In June 2003, LeBlanc started a protest camp outside of the New Brunswick Legislative Building in Fredericton, where for the next six months he spent living in a tent to protest excessive use of Ritalin to treat children with attention deficit hyperactivity disorder (ADHD). His protest, during which he received 10,000 signatures, finished in December 2003.

=== Blogging ===
According to LeBlanc, he was introduced to blogging by benefactors who provided him with a computer and a digital camera. On June 9, 2006, LeBlanc went to Saint John to document a group of people protesting against a conference related to trade between Atlantic Canada and New England, where he was arrested by Saint John Police Force officers, and was charged with obstructing an officer. During the incident, authorities seized his camera and deleted photos on it. In response, LeBlanc filed a complaint against the police force. Later that month, he was banned from the property of the legislative building by a committee of provincial legislature members, who alleged that he harassed legislative staff. In November 2006, the charge against LeBlanc in relation to the incident in Saint John was dismissed in court, where it was also found that the Saint John Police Force's actions were unwarranted.

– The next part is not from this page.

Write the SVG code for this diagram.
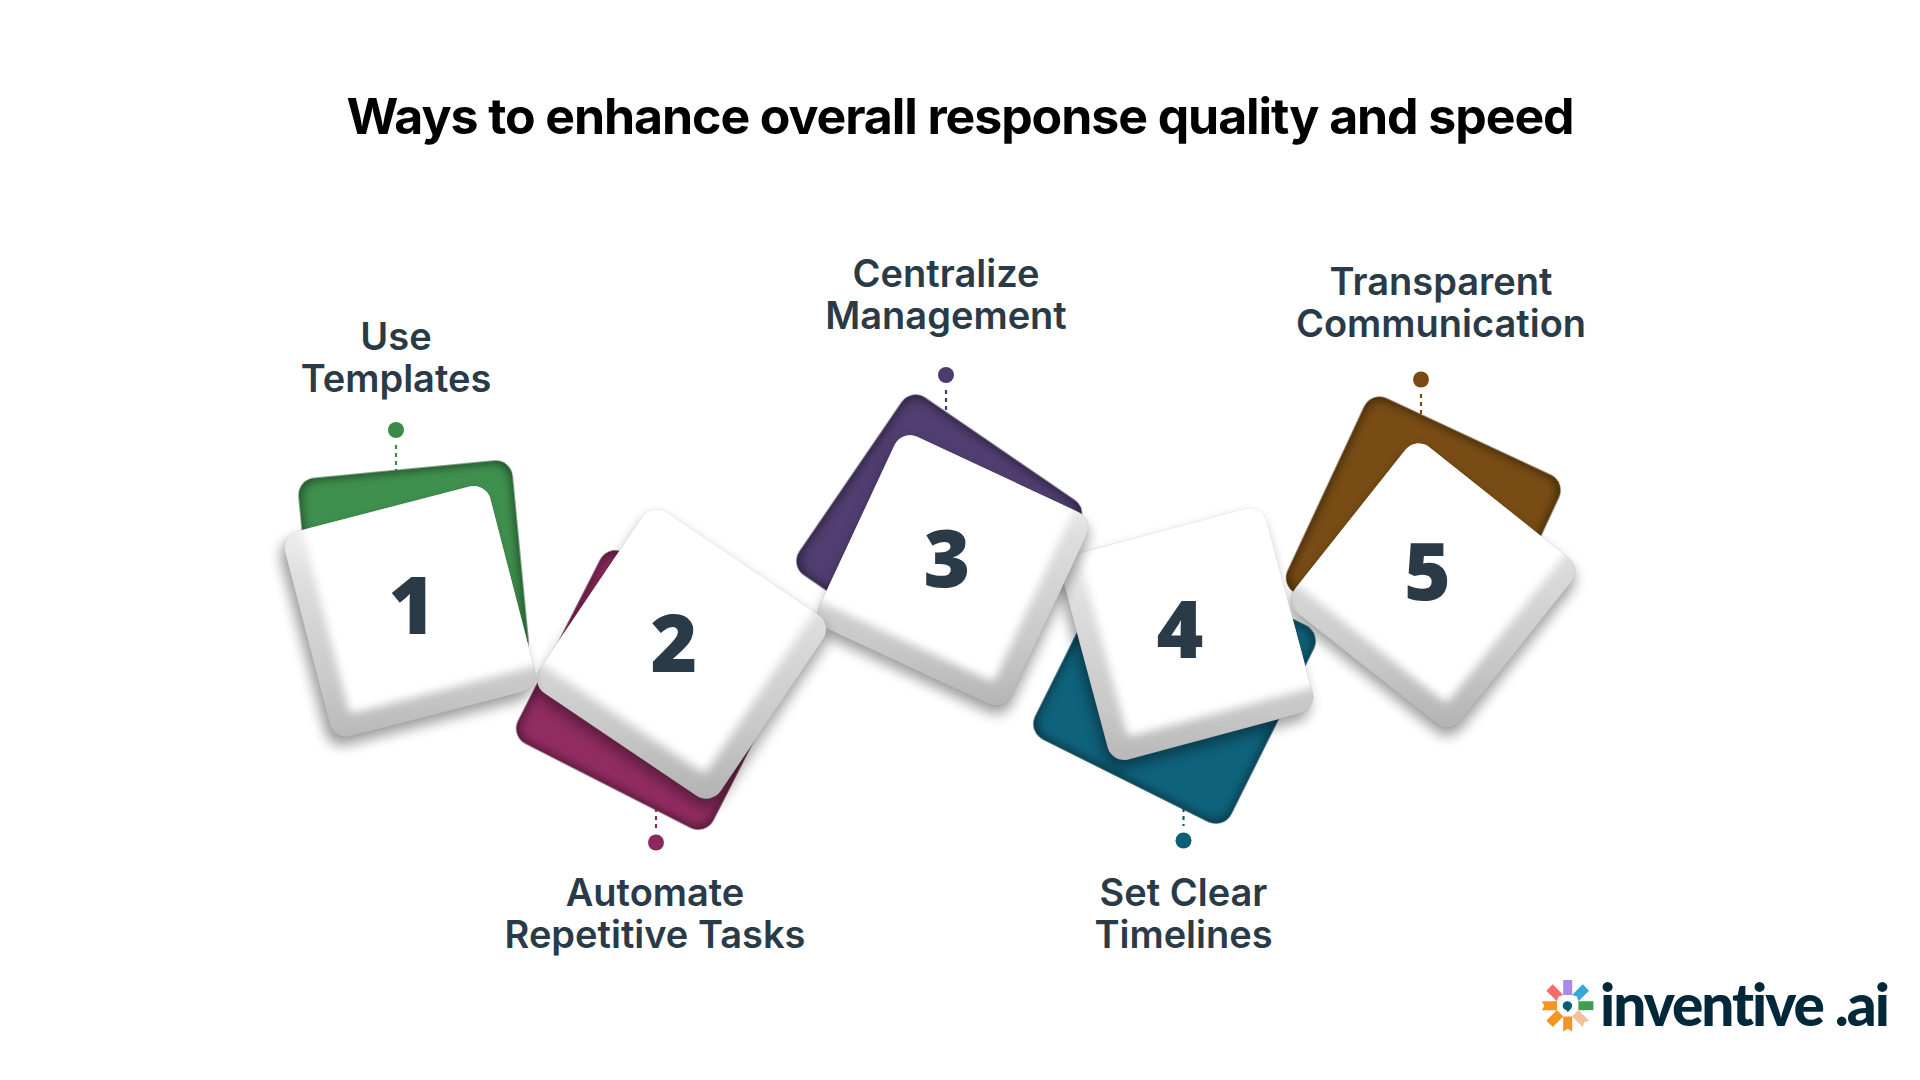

On January 19, 2012, Fredericton City Police officers raided LeBlanc's apartment and charged him with libel under Section 301 of the Criminal Code of Canada in connection with a 2011 blog post about one of their officers. In response, the Canadian Civil Liberties Association wrote a letter to Fredericton Police Chief Barry MacKnight questioning the force's treatment of LeBlanc. Fredericton Mayor Brad Woodside also expressed disagreement with the police force's handling of the situation. In May 2012, the provincial government announced that the charges against LeBlanc would not proceed under consensus that Section 301 was unconstitutional. LeBlanc's blog was eventually taken down by Google on August 18, 2014, after receiving a complaint from Fredericton Chief Administrative Officer Chris MacPherson regarding LeBlanc's content about the police force. He was arrested in November 2016 under libel charges for a second time, which were again not approved by the Crown in May 2017.

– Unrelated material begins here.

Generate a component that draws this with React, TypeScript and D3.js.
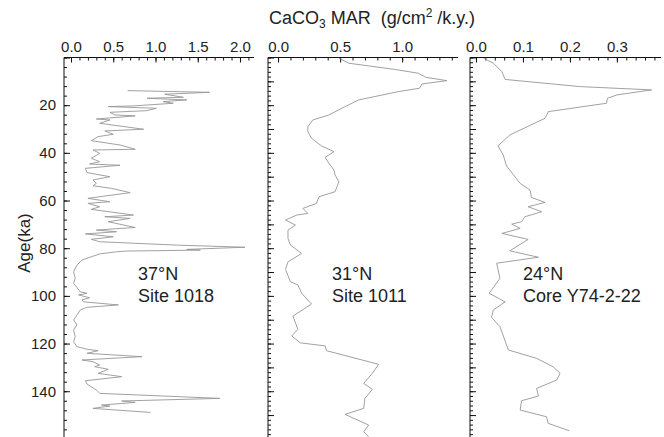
import React, { useEffect, useRef } from "react";
import * as d3 from "d3";

// Site 1018 (37N)
const age1 = [13.9, 14.6, 15.4, 16.7, 17.1, 17.8, 18.5, 19.2, 20.3, 20.6, 21.3, 22.3, 23.0, 24.1, 24.5, 25.8, 26.2, 27.6, 30.1, 30.8, 32.2, 33.2, 34.9, 36.7, 38.5, 38.8, 40.2, 42.3, 43.7, 44.7, 45.2, 46.5, 48.3, 50.0, 51.4, 52.8, 53.8, 54.9, 56.7, 58.4, 59.1, 60.5, 61.2, 62.6, 63.7, 66.1, 66.8, 67.5, 68.9, 71.3, 72.4, 73.1, 74.0, 75.2, 76.3, 77.3, 78.7, 79.6, 80.5, 80.8, 81.2, 81.5, 82.4, 84.2, 85.0, 87.1, 89.9, 92.6, 94.7, 98.3, 98.9, 99.6, 100.8, 101.7, 102.5, 103.8, 104.8, 105.9, 108.0, 110.1, 112.2, 114.3, 117.1, 119.2, 121.3, 122.4, 123.0, 124.1, 125.5, 126.9, 127.6, 129.0, 129.7, 130.8, 132.5, 133.9, 135.6, 137.0, 139.5, 140.9, 143.0, 144.1, 144.7, 145.8, 146.2, 147.2, 148.9];
const mar1 = [0.67, 1.64, 1.11, 1.33, 0.9, 1.37, 1.09, 1.21, 0.74, 0.44, 1.01, 0.9, 0.46, 0.52, 0.76, 0.30, 0.46, 0.34, 0.86, 0.40, 0.50, 0.32, 0.24, 0.58, 0.76, 0.26, 0.34, 0.24, 0.34, 0.22, 0.58, 0.17, 0.19, 0.46, 0.26, 0.30, 0.26, 0.48, 0.70, 0.34, 0.20, 0.46, 0.20, 0.34, 0.24, 0.74, 0.40, 0.70, 0.44, 0.76, 0.30, 0.54, 0.17, 0.50, 0.24, 0.34, 1.25, 2.06, 1.37, 1.53, 0.66, 0.54, 0.34, 0.19, 0.13, 0.07, 0.03, 0.05, 0.03, 0.11, 0.19, 0.09, 0.22, 0.13, 0.15, 0.56, 0.19, 0.11, 0.07, 0.03, 0.07, 0.03, 0.05, 0.03, 0.07, 0.19, 0.32, 0.19, 0.84, 0.13, 0.26, 0.34, 0.28, 0.44, 0.32, 0.60, 0.17, 0.19, 0.30, 0.34, 1.76, 0.60, 0.76, 0.36, 0.46, 0.26, 0.94];

// Site 1011 (31N)
const age2 = [0.3, 2.4, 5.0, 6.6, 8.3, 9.7, 11.1, 12.9, 14.3, 17.8, 20.6, 24.1, 26.2, 29.0, 31.1, 33.9, 37.1, 39.5, 41.9, 44.4, 47.2, 49.3, 52.1, 56.3, 58.4, 61.2, 63.3, 65.4, 66.1, 68.2, 70.3, 72.4, 75.9, 78.7, 82.2, 85.7, 88.9, 94.1, 95.4, 98.9, 103.4, 108.5, 114.0, 116.8, 119.7, 121.0, 123.0, 128.7, 132.5, 136.7, 139.2, 143.0, 147.2, 149.7, 154.2, 157.0, 159.1];
const mar2 = [0.49, 0.57, 0.94, 1.13, 1.19, 1.36, 1.16, 1.14, 0.97, 0.65, 0.54, 0.41, 0.28, 0.24, 0.24, 0.27, 0.35, 0.45, 0.38, 0.41, 0.45, 0.46, 0.49, 0.46, 0.33, 0.31, 0.20, 0.24, 0.15, 0.06, 0.14, 0.08, 0.08, 0.10, 0.19, 0.08, 0.06, 0.10, 0.16, 0.19, 0.27, 0.12, 0.16, 0.11, 0.18, 0.38, 0.39, 0.81, 0.76, 0.69, 0.76, 0.70, 0.69, 0.54, 0.73, 0.69, 0.73];

// Core Y74-2-22 (24N)
const age3 = [0.3, 2.4, 5.9, 9.2, 12.2, 13.6, 15.7, 17.1, 19.2, 22.7, 25.5, 32.5, 37.1, 40.9, 45.5, 52.8, 55.6, 58.7, 60.8, 62.6, 64.7, 66.8, 68.9, 69.9, 71.7, 73.8, 76.3, 81.1, 83.8, 86.3, 92.6, 98.9, 102.5, 105.9, 109.0, 112.9, 122.7, 126.2, 129.7, 132.5, 135.3, 138.8, 142.0, 144.0, 147.9, 150.7, 153.5, 156.6];
const mar3 = [0.016, 0.037, 0.055, 0.062, 0.221, 0.374, 0.30, 0.28, 0.278, 0.154, 0.147, 0.072, 0.047, 0.058, 0.065, 0.094, 0.115, 0.118, 0.147, 0.111, 0.14, 0.104, 0.097, 0.076, 0.094, 0.055, 0.111, 0.072, 0.133, 0.044, 0.051, 0.028, 0.062, 0.037, 0.033, 0.051, 0.069, 0.129, 0.164, 0.179, 0.172, 0.129, 0.133, 0.097, 0.094, 0.15, 0.154, 0.199];

const ageTicks = [20, 40, 60, 80, 100, 120, 140];
const ticks1 = [0, 0.5, 1.0, 1.5, 2.0];
const ticks2 = [0, 0.5, 1.0];
const ticks3 = [0, 0.1, 0.2, 0.3];
const sites = [
  ["37°N", "Site 1018"],
  ["31°N", "Site 1011"],
  ["24°N", "Core Y74-2-22"],
];

const FONT = "'Liberation Sans', Arial, Helvetica, sans-serif";

const App = () => {
  const ref = useRef(null);

  useEffect(() => {
    const svg = d3.select(ref.current);
    svg.selectAll("*").remove();

    const y = d3.scaleLinear().domain([0, 160]).range([57.5, 438.9]);

    const panels = [
      { x0: 64, x1: 254, dom: [-0.083, 2.166], ages: age1, vals: mar1, ticks: ticks1, minor: 0.1, yMinor: 4, yMajor: 20 },
      { x0: 268, x1: 458, dom: [-0.081, 1.45], ages: age2, vals: mar2, ticks: ticks2, minor: 0.1, yMinor: 2, yMajor: 10 },
      { x0: 470, x1: 661, dom: [-0.0128, 0.394], ages: age3, vals: mar3, ticks: ticks3, minor: 0.02, yMinor: 2, yMajor: 10 },
    ];

    panels.forEach((p, i) => {
      const x = d3.scaleLinear().domain(p.dom).range([p.x0, p.x1]);
      const g = svg.append("g");

      // minor ticks on top
      const minorVals = d3.range(Math.ceil(p.dom[0] / p.minor), Math.floor(p.dom[1] / p.minor) + 1).map((k) => k * p.minor);
      g.append("g")
        .attr("transform", `translate(0,${y(0)})`)
        .call(d3.axisTop(x).tickValues(minorVals).tickSizeInner(-3).tickSizeOuter(0).tickFormat(() => ""))
        .call((a) => a.select(".domain").remove());

      // major ticks + labels on top
      g.append("g")
        .attr("transform", `translate(0,${y(0)})`)
        .call(d3.axisTop(x).tickValues(p.ticks).tickSizeInner(-5).tickSizeOuter(0).tickPadding(6).tickFormat(d3.format(".1f")))
        .call((a) => a.select(".domain").attr("d", `M${p.x0},0H${p.x1}`))
        .call((a) => a.selectAll("text").attr("font-size", 15).attr("font-family", FONT).attr("fill", "#222"));

      // left axis: minor ticks
      const yMinorVals = d3.range(0, 161, p.yMinor);
      g.append("g")
        .attr("transform", `translate(${p.x0},0)`)
        .call(d3.axisLeft(y).tickValues(yMinorVals).tickSizeInner(-3).tickSizeOuter(0).tickFormat(() => ""))
        .call((a) => a.select(".domain").attr("d", `M0,${y(0)}V${y(160)}`));

      g.append("g")
        .attr("transform", `translate(${p.x0},0)`)
        .call(d3.axisLeft(y).tickValues(d3.range(0, 161, p.yMajor)).tickSizeInner(-6).tickSizeOuter(0).tickFormat(() => ""))
        .call((a) => a.select(".domain").remove());

      if (i === 0) {
        g.append("g")
          .attr("transform", `translate(${p.x0},0)`)
          .call(d3.axisLeft(y).tickValues(ageTicks).tickSize(0).tickPadding(8).tickFormat(d3.format("d")))
          .call((a) => a.select(".domain").remove())
          .call((a) => a.selectAll("text").attr("font-size", 15).attr("font-family", FONT).attr("fill", "#222"));
      }

      g.selectAll(".tick line").attr("stroke", "#111").attr("stroke-width", 1);
      g.selectAll(".domain").attr("stroke", "#111").attr("stroke-width", 1);

      const line = d3
        .line()
        .x((d) => x(d[1]))
        .y((d) => y(d[0]));

      g.append("path")
        .datum(p.ages.map((a, k) => [a, p.vals[k]]))
        .attr("d", line)
        .attr("fill", "none")
        .attr("stroke", "#969696")
        .attr("stroke-width", 0.9)
        .attr("stroke-linejoin", "round");

      const lx = [138, 332, 523][i];
      const lab = g.append("text").attr("font-family", FONT).attr("font-size", 18).attr("fill", "#222");
      lab.append("tspan").attr("x", lx).attr("y", 280).text(sites[i][0]);
      lab.append("tspan").attr("x", lx).attr("y", 302).text(sites[i][1]);
    });

    // title
    const t = svg
      .append("text")
      .attr("x", 372)
      .attr("y", 24)
      .attr("text-anchor", "middle")
      .attr("font-family", FONT)
      .attr("font-size", 18)
      .attr("fill", "#222")
      .style("white-space", "pre");
    t.append("tspan").text("CaCO");
    t.append("tspan").attr("font-size", 12).attr("dy", 4).text("3");
    t.append("tspan").attr("dy", -4).text(" MAR  (g/cm");
    t.append("tspan").attr("font-size", 12).attr("dy", -7).text("2");
    t.append("tspan").attr("dy", 7).text(" /k.y.)");

    svg
      .append("text")
      .attr("transform", "translate(30,243) rotate(-90)")
      .attr("text-anchor", "middle")
      .attr("font-family", FONT)
      .attr("font-size", 17)
      .attr("fill", "#222")
      .text("Age(ka)");
  }, []);

  return (
    <svg
      ref={ref}
      width={664}
      height={437}
      style={{ position: "absolute", left: 0, top: 0, background: "#fff" }}
    />
  );
};

export default App;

On June 3, 2017, LeBlanc filmed a video interviewing a man later identified as Matthew Raymond, who, in 2018, carried out a mass shooting in Fredericton, killing four people, including two police officers. In the video, Raymond was seen protesting outside of the legislative building and making inflammatory statements about Muslim immigrants, wearing a sandwich board reading "No Sharia Law". LeBlanc pressed Raymond on the validity of his claims and asked if he had a mental illness.

== Personal life ==
LeBlanc has ADHD, which has been one of the focal points of his blogging, along with poverty.